What I don't like in your example (and I think you don't like it either, or you probably wouldn't have asked the question in the first place) is how it uses the *args syntax. When I see that syntax, I take it as a hint that all the arguments have the same semantic meaning, like in the standard library function os.path.join. In your application, if I understand the question, the low-level functions require the argument list to be in a specific order and have specific meanings (your example doesn't reflect that but the text suggests it). It's confusing to see arguments that get passed into a function as *args and then, at a lower level, their specific names and meanings appear once again. Grouping them into a single object makes it clear what's going on.

Answer 3

This isn't the most common pattern, but I've seen it for command line programs that have levels of nested commands: sub-commands, sub-sub-commands and so on. That's a model where "upper" level functions may be more or less dispatchers and not have information about what parameters are needed by the sub-functions within a given route. The purest scenario for this model is when the sub-commands are plugins and the "upper" layers have literally no information about the sub-functions, other than a calling convention the plug-ins are expected to adhere to.

In these cases, I'd argue the pythonic way is to pass parameters from higher-level to lower-level functions, and let the worker level decide which are useful.
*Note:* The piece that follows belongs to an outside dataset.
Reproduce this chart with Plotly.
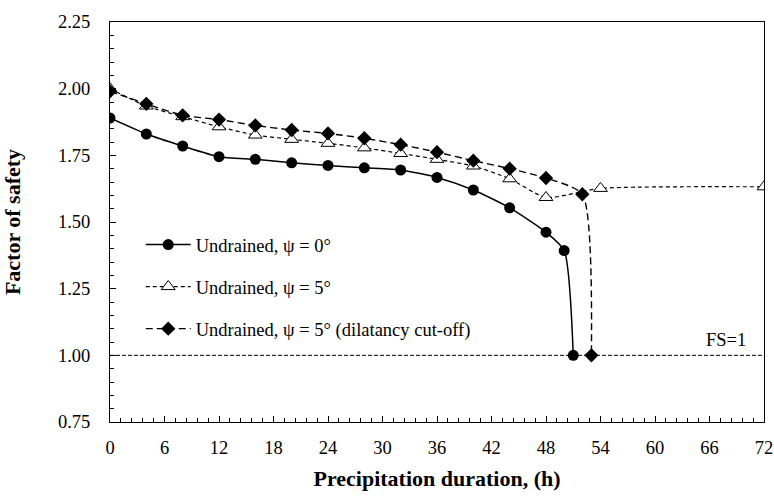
import plotly.graph_objects as go

# ---- data ----
hours_psi0 = [0, 4, 8, 12, 16, 20, 24, 28, 32, 36, 40, 44, 48, 50, 51]
fs_psi0 = [1.89, 1.83, 1.785, 1.745, 1.735, 1.722, 1.712, 1.703, 1.695, 1.667,
           1.62, 1.553, 1.462, 1.393, 1.0]

hours_psi5 = [0, 4, 8, 12, 16, 20, 24, 28, 32, 36, 40, 44, 48, 54, 72]
fs_psi5 = [2.0, 1.935, 1.895, 1.857, 1.826, 1.81, 1.795, 1.778, 1.757, 1.735,
           1.71, 1.662, 1.592, 1.626, 1.632]

hours_cut = [0, 4, 8, 12, 16, 20, 24, 28, 32, 36, 40, 44, 48, 52, 53]
fs_cut = [1.99, 1.943, 1.9, 1.884, 1.862, 1.845, 1.832, 1.814, 1.79, 1.762,
          1.73, 1.7, 1.665, 1.604, 1.0]

fs_line_x = [0, 72]
fs_line_y = [1.0, 1.0]

x_ticks = [0, 6, 12, 18, 24, 30, 36, 42, 48, 54, 60, 66, 72]
y_ticks = [0.75, 1.00, 1.25, 1.50, 1.75, 2.00, 2.25]
y_tick_text = ["0.75", "1.00", "1.25", "1.50", "1.75", "2.00", "2.25"]

FONT = "Liberation Serif, Times New Roman, serif"

fig = go.Figure()

fig.add_trace(go.Scatter(
    x=fs_line_x, y=fs_line_y, mode="lines", showlegend=False,
    line=dict(color="black", width=1, dash="4px,2px"), hoverinfo="skip"))

fig.add_trace(go.Scatter(
    x=hours_psi0, y=fs_psi0, mode="lines+markers",
    name="Undrained, \u03c8 = 0\u00b0", legendgroup="a",
    line=dict(color="black", width=1.5, shape="spline", smoothing=0.6),
    marker=dict(symbol="circle", size=11, color="black")))

fig.add_trace(go.Scatter(
    x=hours_psi5, y=fs_psi5, mode="lines+markers",
    name="Undrained, \u03c8 = 5\u00b0", legendgroup="b",
    line=dict(color="black", width=1.2, dash="4px,3px", shape="spline", smoothing=0.6),
    marker=dict(symbol="triangle-up", size=12, color="white",
                line=dict(color="black", width=1))))

fig.add_trace(go.Scatter(
    x=hours_cut, y=fs_cut, mode="lines+markers",
    name="Undrained, \u03c8 = 5\u00b0 (dilatancy cut-off)", legendgroup="c",
    line=dict(color="black", width=1.4, dash="7px,4px", shape="spline", smoothing=0.6),
    marker=dict(symbol="diamond", size=11, color="black")))

fig.add_annotation(x=67.8, y=1.0, text="FS=1", showarrow=False,
                   xanchor="center", yanchor="bottom", yshift=3,
                   font=dict(family=FONT, size=18.5, color="black"))

fig.update_layout(
    width=774, height=497,
    margin=dict(l=110, r=10, t=22, b=75),
    plot_bgcolor="white", paper_bgcolor="white",
    font=dict(family=FONT, size=18.5, color="black"),
    legend=dict(x=0.047, y=0.49, xanchor="left", yanchor="top",
                bgcolor="rgba(0,0,0,0)", font=dict(family=FONT, size=18.5),
                tracegroupgap=15, traceorder="grouped", itemwidth=45),
    xaxis=dict(range=[0, 72], tickvals=x_ticks, showgrid=False, zeroline=False,
               automargin=False,
               showline=True, linecolor="black", linewidth=1, mirror=True,
               ticks="inside", ticklen=6, tickcolor="black", ticklabelstandoff=9,
               minor=dict(dtick=1.2, ticks="inside", ticklen=4, tickcolor="black", showgrid=False),
               tickfont=dict(family=FONT, size=18.5),
               title=dict(text="<b>Precipitation duration, (h)</b>",
                          font=dict(family=FONT, size=22), standoff=13)),
    yaxis=dict(range=[0.75, 2.25], tickvals=y_ticks, ticktext=y_tick_text,
               showgrid=False, zeroline=False, automargin=False,
               showline=True, linecolor="black", linewidth=1, mirror=True,
               ticks="inside", ticklen=6, tickcolor="black", ticklabelstandoff=15,
               minor=dict(dtick=0.05, ticks="inside", ticklen=4, tickcolor="black", showgrid=False),
               tickfont=dict(family=FONT, size=18.5),
               title=dict(text="<b>Factor of safety</b>",
                          font=dict(family=FONT, size=22), standoff=31)),
)

fig.write_html(
    "out.html",
    config={"displayModeBar": False},
    post_script="document.body.style.margin='0';document.body.style.overflow='hidden';",
)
The range of possible parameters would be defined in the calling convention. This is pythonic on the basis of DRY -- don't repeat yourself. If the low-level / worker function defines what inputs are required or optional, it would often make sense to not repeat this information at the higher levels.

The same could be said for any inversion-of-control flow design, not just CLI applications w/ plug-ins. There are many application designs where I wouldn't use this approach, but it works here.

An input's meaning must be set at the topmost level it can arise in -- as an interface spec to lower levels (a convention, not programmatic). Otherwise the inputs would have no semantic meaning.

If an input can be used by multiple sub-functions, i.e. there's a chaining or pipeline concept in the control flow, then an input's default will also need to be defined at the topmost level for the input.